Meliputi cakupan seluas 5.000 hektare melalui bantuan pihak ketiga dengan pola penyebaran bibit tanaman keras dari udara, yang kian gencar didiskusikan agenda pelaksanaannya.
Serta seluas 1.000 hektare lebih pelaksanaan reboisasinya secara konvensional pada November hingga Desember 2017 mendatang dengan ragam komnoditi antara lain alfukat, kesemak (dyospiros SP/buah kaki), juga pelbagai jenis tanaman keras lainnya.
Sedangkan pada setiap sela tanaman keras itu, atau dibawah tegakan tanaman keras itu juga ditanami sekitar 1,6 juta pohon Kopi Arabika sebagai upaya alih komoditas sayuran pada vegetasi konservasi, yang dinilai ideal lantaran tanaman kopi memerlukan peneduh jenis tanaman keras pada rata-rata ketinggian diatas 1.000 mdpl.
Maka pola PHBM (Pengelolaan Hutan Bersama Masyarakat) ini, bisa memberdayakan sosial ekonomi 1.000 kepala keluarga atau sekitar 5.000 penduduk sekitar kawasan hutan.
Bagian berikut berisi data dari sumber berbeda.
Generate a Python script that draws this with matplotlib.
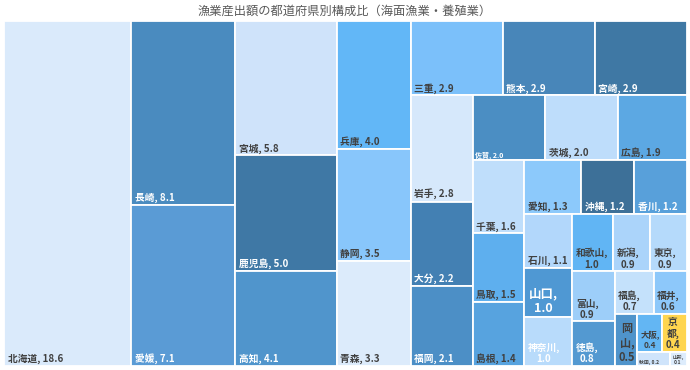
"""Treemap of fishery output share by prefecture (marine fishery + aquaculture)."""
import matplotlib
matplotlib.use("Agg")
import matplotlib.pyplot as plt
from matplotlib.patches import Rectangle

plt.rcParams["font.family"] = ["Noto Sans CJK JP", "DejaVu Sans"]

TITLE = "漁業産出額の都道府県別構成比（海面漁業・養殖業）"

prefectures = [
    "北海道", "長崎", "愛媛", "宮城", "鹿児島", "高知", "兵庫", "静岡", "青森",
    "三重", "熊本", "宮崎", "岩手", "大分", "福岡", "佐賀", "茨城", "広島",
    "千葉", "鳥取", "島根", "愛知", "沖縄", "香川", "石川", "山口", "神奈川",
    "和歌山", "新潟", "東京", "富山", "徳島", "福島", "福井", "岡山", "大阪",
    "京都", "秋田", "山形",
]
shares = [
    18.6, 8.1, 7.1, 5.8, 5.0, 4.1, 4.0, 3.5, 3.3,
    2.9, 2.9, 2.9, 2.8, 2.2, 2.1, 2.0, 2.0, 1.9,
    1.6, 1.5, 1.4, 1.3, 1.2, 1.2, 1.1, 1.0, 1.0,
    1.0, 0.9, 0.9, 0.9, 0.8, 0.7, 0.6, 0.5, 0.4,
    0.4, 0.2, 0.1,
]

# styling
tile_colors = [
    "#DAEAFB", "#4A8BBF", "#5A9BD5", "#CFE3FA", "#3F78A5", "#5095CC", "#62B7F7", "#88C6FB", "#DCEBFB",
    "#7BC0FA", "#4886B9", "#3F78A4", "#D6E8FB", "#4380B3", "#4C8FC6", "#4B8EC3", "#BEDDFB", "#5CA8E3",
    "#BFDEFB", "#5EAFEE", "#57A3DF", "#8CC9FB", "#3D7098", "#58A0DA", "#B2D7FB", "#4F98D3", "#B8DBFB",
    "#61B5F4", "#ABD4FA", "#B5DAFB", "#9DCEF9", "#5399D1", "#C4E1FB", "#8DC8FA", "#4F94CB", "#63B6F3",
    "#FFD54F", "#CFE4FB", "#DDECFC",
]
DARK = "#404040"
WHITE = "white"
label_colors = [
    DARK, WHITE, WHITE, DARK, WHITE, WHITE, DARK, DARK, DARK,
    DARK, WHITE, WHITE, DARK, WHITE, WHITE, WHITE, DARK, DARK,
    DARK, DARK, DARK, DARK, WHITE, WHITE, DARK, WHITE, WHITE,
    DARK, DARK, DARK, DARK, WHITE, DARK, DARK, DARK, DARK,
    DARK, DARK, DARK,
]
label_sizes = {"佐賀": 5, "山口": 9, "岡山": 8, "大阪": 6, "京都": 7, "秋田": 3.5, "山形": 3.5}
# 1: "name,\nvalue"   2: one character per line
label_wrap = {
    "和歌山": 1, "新潟": 1, "東京": 1, "山口": 1, "神奈川": 1, "富山": 1, "徳島": 1,
    "福島": 1, "福井": 1, "大阪": 1, "山形": 1, "岡山": 2, "京都": 2,
}

# number of tiles in each strip (the strip direction follows the free space)
strip_sizes = [1, 2, 3, 3, 3, 3, 3, 3, 3, 3, 3, 2, 2, 1, 2, 1, 1]

PLOT_W, PLOT_H = 683, 345  # plot area in pixels


def strip_layout(values, sizes, width, height):
    x, y, w, h = 0.0, 0.0, float(width), float(height)
    scale = width * height / sum(values)
    rects = []
    i = 0
    for n in sizes:
        group = values[i:i + n]
        area = sum(group) * scale
        if w >= h:  # column on the left side
            t = area / h
            yy = y
            for v in group:
                hh = v * scale / t
                rects.append((x, yy, t, hh))
                yy += hh
            x += t
            w -= t
        else:  # row along the top
            t = area / w
            xx = x
            for v in group:
                ww = v * scale / t
                rects.append((xx, y, ww, t))
                xx += ww
            y += t
            h -= t
        i += n
    return rects


def label_text(name, v):
    val = f"{v:.1f}"
    style = label_wrap.get(name, 0)
    if style == 1:
        return f"{name},\n{val}"
    if style == 2:
        return "\n".join(name) + f",\n{val}"
    return f"{name}, {val}"


fig = plt.figure(figsize=(6.9, 3.7), dpi=100)
fig.text(0.5, 1 - 11 / 370, TITLE, ha="center", va="center", fontsize=8.8, color="#595959")

ax = fig.add_axes([4 / 690, 4 / 370, PLOT_W / 690, PLOT_H / 370])
ax.set_xlim(0, PLOT_W)
ax.set_ylim(PLOT_H, 0)
ax.axis("off")

rects = strip_layout(shares, strip_sizes, PLOT_W, PLOT_H)

for (x, y, w, h), name, v, fc, tc in zip(rects, prefectures, shares, tile_colors, label_colors):
    ax.add_patch(Rectangle((x, y), w, h, facecolor=fc, edgecolor="white", linewidth=1.3))
    size = label_sizes.get(name, 7)
    pad = max(1.5, size * 0.5)
    ax.text(x + pad, y + h - pad * 0.5, label_text(name, v), ha="left", va="bottom",
            multialignment="center", fontsize=size, fontweight="bold",
            color=tc, linespacing=1.15)

fig.savefig("out.png", dpi=100)
plt.close(fig)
Disusul program prioritas 2017 lainnya, berupa produktivitas 1.888 ton sadapan getah pinus minimal berkualifikasi atau ‘grade’ satu, selain itu ditargetkan pula produk getah pinus premium dan super premium yang terbebas dari kotoran dengan kadar air sangat rendah.
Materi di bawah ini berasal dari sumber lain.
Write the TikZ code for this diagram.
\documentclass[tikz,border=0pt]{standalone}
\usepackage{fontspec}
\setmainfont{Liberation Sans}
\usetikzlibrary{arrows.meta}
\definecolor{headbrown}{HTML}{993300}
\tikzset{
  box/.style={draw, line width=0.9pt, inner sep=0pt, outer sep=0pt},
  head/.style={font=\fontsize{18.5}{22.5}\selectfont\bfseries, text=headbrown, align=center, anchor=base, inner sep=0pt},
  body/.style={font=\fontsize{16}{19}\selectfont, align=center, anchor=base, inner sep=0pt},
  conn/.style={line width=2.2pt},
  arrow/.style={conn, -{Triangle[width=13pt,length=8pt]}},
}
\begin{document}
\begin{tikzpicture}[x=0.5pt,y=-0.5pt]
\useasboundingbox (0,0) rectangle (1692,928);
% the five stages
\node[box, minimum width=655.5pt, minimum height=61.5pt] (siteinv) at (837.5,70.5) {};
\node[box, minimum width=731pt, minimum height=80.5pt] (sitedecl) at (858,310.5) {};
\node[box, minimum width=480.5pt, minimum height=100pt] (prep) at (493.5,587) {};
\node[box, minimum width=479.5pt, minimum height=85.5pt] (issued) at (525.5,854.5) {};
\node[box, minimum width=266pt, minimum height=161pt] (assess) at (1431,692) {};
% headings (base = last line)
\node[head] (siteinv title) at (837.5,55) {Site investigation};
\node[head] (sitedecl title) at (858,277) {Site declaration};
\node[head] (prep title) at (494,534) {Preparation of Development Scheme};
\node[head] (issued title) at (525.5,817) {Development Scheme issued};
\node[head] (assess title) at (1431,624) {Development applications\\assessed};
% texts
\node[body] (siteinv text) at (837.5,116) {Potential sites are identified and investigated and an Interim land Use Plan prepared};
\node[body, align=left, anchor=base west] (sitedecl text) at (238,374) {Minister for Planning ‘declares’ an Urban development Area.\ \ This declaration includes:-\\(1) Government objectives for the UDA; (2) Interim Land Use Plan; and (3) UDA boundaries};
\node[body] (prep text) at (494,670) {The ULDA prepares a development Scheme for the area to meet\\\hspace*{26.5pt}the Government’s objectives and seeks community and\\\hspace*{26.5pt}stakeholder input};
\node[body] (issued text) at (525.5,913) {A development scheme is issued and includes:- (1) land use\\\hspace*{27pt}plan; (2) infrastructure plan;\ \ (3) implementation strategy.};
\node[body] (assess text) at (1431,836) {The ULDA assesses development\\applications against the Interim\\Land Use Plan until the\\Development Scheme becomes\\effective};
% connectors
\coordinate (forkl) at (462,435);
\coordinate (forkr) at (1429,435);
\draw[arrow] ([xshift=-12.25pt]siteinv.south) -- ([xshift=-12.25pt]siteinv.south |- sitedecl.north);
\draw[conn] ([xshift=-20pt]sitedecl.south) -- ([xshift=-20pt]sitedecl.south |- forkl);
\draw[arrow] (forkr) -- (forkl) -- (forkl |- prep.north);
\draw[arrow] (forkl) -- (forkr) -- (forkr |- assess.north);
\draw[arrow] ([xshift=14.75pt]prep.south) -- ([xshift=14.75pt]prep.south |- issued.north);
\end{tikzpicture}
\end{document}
Sehingga selain mengemban fungsi sosial, KPH Garut pun selama rentang waktu 2017 berupaya maksimal bisa memenuhi target pendapatan sekitar Rp25 miliar.
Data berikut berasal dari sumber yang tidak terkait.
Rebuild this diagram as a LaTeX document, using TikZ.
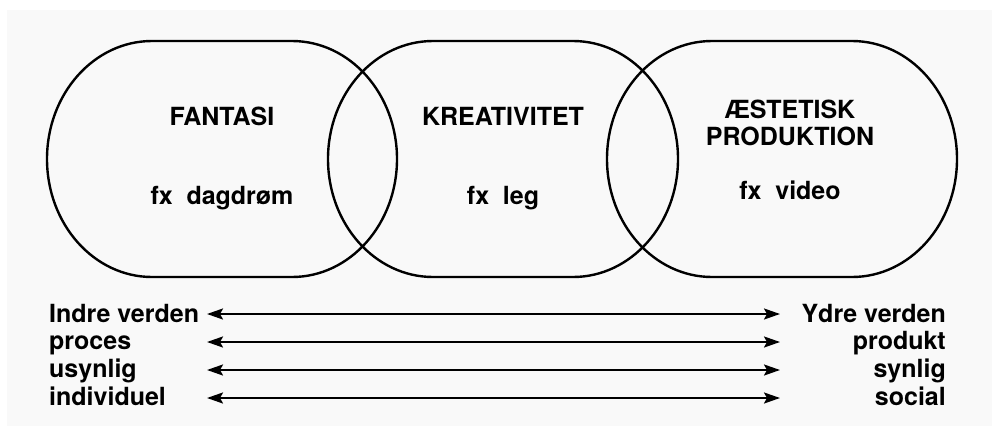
\documentclass[tikz,border=0pt]{standalone}
\usepackage{fontspec}
\setmainfont{TeX Gyre Heros}
\usetikzlibrary{arrows.meta}
\tikzset{
  blob/.style={line width=2.4pt, draw=black},
  lbl/.style={font=\fontsize{25}{28}\selectfont\bfseries, inner sep=0pt, anchor=base},
  conn/.style={line width=2.2pt, {Stealth[length=16pt,width=11pt,inset=3pt]}-{Stealth[length=16pt,width=11pt,inset=3pt]}}
}
\begin{document}
\begin{tikzpicture}[x=1pt,y=-1pt]
\useasboundingbox (0,0) rectangle (992,426);
\fill[white] (0,0) rectangle (992,426);
\fill[black!2.5] (7,10) rectangle (992,426);
% three stadium shapes
\foreach \cx in {222,503,782}{
  \draw[blob] (\cx-70,41) -- (\cx+70,41) arc[start angle=90,end angle=-90,x radius=105,y radius=-118]
     -- (\cx-70,277) arc[start angle=270,end angle=90,x radius=105,y radius=-118] -- cycle;
}
\node[lbl] (fantasi) at (222,125) {FANTASI};
\node[lbl] (dag) at (222,204) {fx\hspace{0.55em}dagdrøm};
\node[lbl] (kreat) at (503,125) {KREATIVITET};
\node[lbl] (leg) at (503,204) {fx\hspace{0.55em}leg};
\node[lbl] (aest) at (790,118) {ÆSTETISK};
\node[lbl] (prod) at (790,145) {PRODUKTION};
\node[lbl] (video) at (790,199) {fx\hspace{0.55em}video};
% bottom labels
\node[lbl,anchor=base west] (l1) at (49,322) {Indre verden};
\node[lbl,anchor=base west] (l2) at (49,349) {proces};
\node[lbl,anchor=base west] (l3) at (49,377) {usynlig};
\node[lbl,anchor=base west] (l4) at (49,405) {individuel};
\node[lbl,anchor=base east] (r1) at (946,322) {Ydre verden};
\node[lbl,anchor=base east] (r2) at (946,349) {produkt};
\node[lbl,anchor=base east] (r3) at (946,377) {synlig};
\node[lbl,anchor=base east] (r4) at (946,405) {social};
\foreach \i/\y in {1/314,2/342,3/370,4/398}{
  \coordinate (a\i) at (207,\y);
  \coordinate (b\i) at (780,\y);
  \draw[conn] (a\i) -- (b\i);
}
\end{tikzpicture}
\end{document}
“Omset Berpeluang Capai Rp5 Triliun”
Didesak pertanyaan Garut News, Asep Setiawan mengemukakan pula analisis salah satu bidang usahanya yang dikerjasamakan bersama masyarakat sekitar kawasan hutan.
Berupa penanaman mata dagangan yang bisa memiliki “Omset Produktivitas 4.000 Hektare Kopi KPH Garut Berpeluang Capai Rp5 Triliun”.
Sebab kata dia, jika produk bahan baku dari 4.000 hektare tanaman kopi telah seluruhnya dapat dipanen tersebut, dapat mencapai 6.400 kilogram, yang dengan harga penjualan terendah pun atau Rp5.000 per kilogram, totalitas omset penjulannya mencapai Rp32 miliar.
Maka jika produktivitas bahan baku itu dikemas menjadi produk akhir, omset penjualannya bahkan mencapai Rp5 triliun, lantaran kalangan konsumen bisa langsung menikmati seduhan kopi ini, ujarnya.
Analisis ini bukanlah mimpi siang hari, melainkan berdasar konsepsi matematika yang berimplikasi pada kualitas produk pemberdayaan sosial ekonomi masyarakat sekitar kawasan hutan.
Karena itu, prosfektif bahan baku produk tanaman kopi yang dikerjasamakan dengan masyarakat ini, guna dijadikan produk akhir, juga merupakan peluang bernilai ekonomi tinggi bagi kalangan calon investor yang bisa segera menanamkan investasinya sekaligus ikut serta membantu pemberdayaan ekonomi masyarakat pula.
Khususnya masyarakat sekitar kawasan hutan, lantaran selama ini pun mereka tak bisa dilepaskan begitu saja ketergantungannya pada hasil ikutan hutan, terdapat pula aset lain KPH Garut.
Termasuk potensi rotan, serta tanaman kina rakyat, masih memerlukan kalangan investor yang sekaligus dapat mengupayakan pemasaran menembus pangsa-pangsa pasar yang potensial pula, imbuh Asep Setiawan yang selama ini pun kerap membangun komunikasi, dan jalinan koordinasi dengan Pemkab setempat.